La gestazione del film non è stata facile, ma la marcia in più è data dal lavoro di sviluppo a quattro mani con Margaret Glover, mentore di al-Daraji a Londra, dove il regista iracheno si è formato negli ultimi dieci anni. «Questa è una storia sulla sacralità della vita – dice la Glover dal suo studio di produzione, senza celare l’entusiasmo – : nella trama il protagonista, un bambino iracheno orfano, recuperata una bambola a grandezza naturale in una discarica, vede in essa la madre che non ha più: le dà un nome, la cura e la protegge. Tutto si sviluppa intorno alla relazione tra il bambino e la sua comunità, quella degli adulti, smaliziati e già corrotti. Per me è stato molto importante, da americana, contribuire a una storia vista con gli occhi degli iracheni e in cui il mio ruolo, in quanto americana, è stato spesso messo in discussione».

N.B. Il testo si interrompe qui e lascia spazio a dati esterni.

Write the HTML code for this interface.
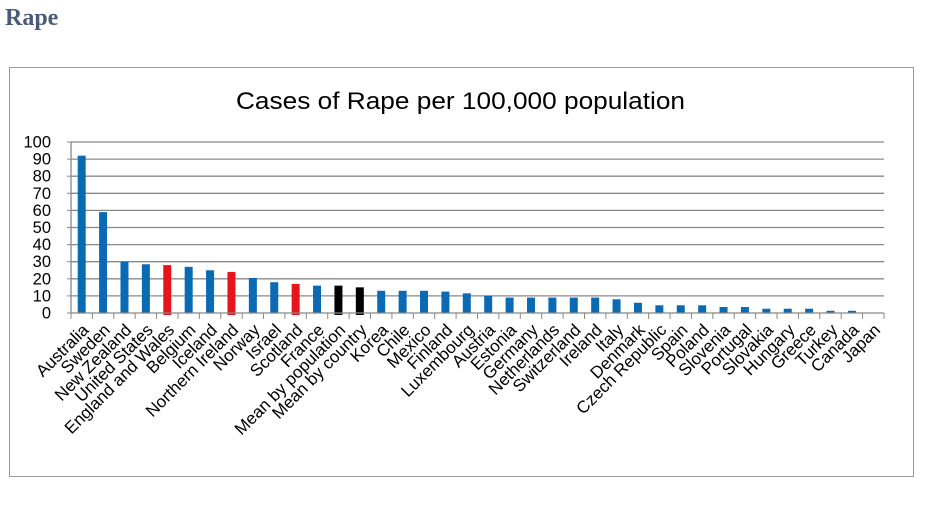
<!DOCTYPE html>
<html><head><meta charset="utf-8"><style>
html,body{margin:0;padding:0;background:#fff;width:936px;height:513px;overflow:hidden}
</style></head><body>
<svg width="936" height="513" xmlns="http://www.w3.org/2000/svg" font-family="Liberation Sans, sans-serif">
<text x="5" y="25" font-family="Liberation Serif, serif" font-weight="bold" font-size="24" fill="#4a5a7a">Rape</text>
<rect x="9.5" y="67.5" width="904" height="409" fill="#fff" stroke="#999" stroke-width="1"/>
<text x="236" y="109" textLength="449" lengthAdjust="spacingAndGlyphs" font-size="24" fill="#000">Cases of Rape per 100,000 population</text>
</svg>
<script>
const svg=document.querySelector('svg');const NS='http://www.w3.org/2000/svg';
function el(t,a,txt){const e=document.createElementNS(NS,t);for(const k in a)e.setAttribute(k,a[k]);if(txt!=null)e.textContent=txt;svg.appendChild(e);return e;}
const x0=71,x1=884,y0=313,sc=1.71;
for(let v=0;v<=100;v+=10){const y=y0-v*sc;
 if(v>0)el('line',{x1:x0,x2:x1,y1:y,y2:y,stroke:'#888','stroke-width':1.3});
 el('line',{x1:x0-4,x2:x0,y1:y,y2:y,stroke:'#888'});
 el('text',{x:51,y:y+5.5,'text-anchor':'end','font-size':16.5,fill:'#000'},String(v));}
el('line',{x1:x0,x2:x0,y1:y0-100*sc,y2:y0,stroke:'#888','stroke-width':1.3});
const d=[["Australia",92,"b"],["Sweden",59,"b"],["New Zealand",30,"b"],["United States",28.5,"b"],["England and Wales",28,"r"],["Belgium",27,"b"],["Iceland",25,"b"],["Northern Ireland",24,"r"],["Norway",20.5,"b"],["Israel",18,"b"],["Scotland",17,"r"],["France",16,"b"],["Mean by population",16,"k"],["Mean by country",15,"k"],["Korea",13,"b"],["Chile",13,"b"],["Mexico",13,"b"],["Finland",12.5,"b"],["Luxembourg",11.5,"b"],["Austria",10,"b"],["Estonia",9,"b"],["Germany",9,"b"],["Netherlands",9,"b"],["Switzerland",9,"b"],["Ireland",9,"b"],["Italy",8,"b"],["Denmark",6,"b"],["Czech Republic",4.5,"b"],["Spain",4.5,"b"],["Poland",4.5,"b"],["Slovenia",3.5,"b"],["Portugal",3.5,"b"],["Slovakia",2.5,"b"],["Hungary",2.5,"b"],["Greece",2.5,"b"],["Turkey",1.3,"b"],["Canada",1.3,"b"],["Japan",0,"b"]];
const n=d.length,w=(x1-x0)/n,col={b:'#0a6ab4',r:'#e8141c',k:'#000'};
d.forEach((r,i)=>{const cx=x0+w*(i+.5);
 if(r[1]>0){const h=r[1]*sc;el('rect',{x:cx-4,y:y0-h,width:8,height:h+(r[2]!='b'?2:0),fill:col[r[2]]});}
 const tx=cx+8,ty=y0+18;
 el('text',{x:tx,y:ty,'text-anchor':'end','font-size':17,fill:'#000',transform:`rotate(-45 ${tx} ${ty})`},r[0]);});
el('line',{x1:x0,x2:x1,y1:y0,y2:y0,stroke:'#888','stroke-width':1.3});
for(let i=0;i<=n;i++){const x=x0+w*i;el('line',{x1:x,x2:x,y1:y0,y2:y0+6,stroke:'#888'});}
</script>
</body></html>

Il regista Ahmed Yassin al-Daraji ha fortemente voluto una scrittura a quattro mani: è un giovane che vive a cavallo tra due mondi, un migrante frutto di quella contaminazione che caratterizza i ventenni iracheni oggi. «Questo film è anche lo specchio di un conflitto: quello tra la generazione di mio padre, che ha 50 anni, e la mia che ne ho ormai 35. Noi venti-trentenni abbiamo subito il post-dittatura e il post-conflitto: abbiamo ereditato una società frammentata e abbiamo perso la nostra identità. Mentre la generazione di mio padre ha deciso di lasciarsi andare, di cedere, la nostra no». Wareth Kwaish, assistente alla produzione e pure lui regista, cresciuto a Parigi, lo sottolinea: «La nostra è la generazione della rivoluzione dell’ottobre 2018. Siamo andati in piazza, abbiamo protestato contro la corruzione, i governi, le milizie. I nostri amici sono stati uccisi. Per non essere uccisi anche noi, abbiamo deciso di fare dell’arte la nostra arma e, con l’arte, fare, a modo nostro, politica».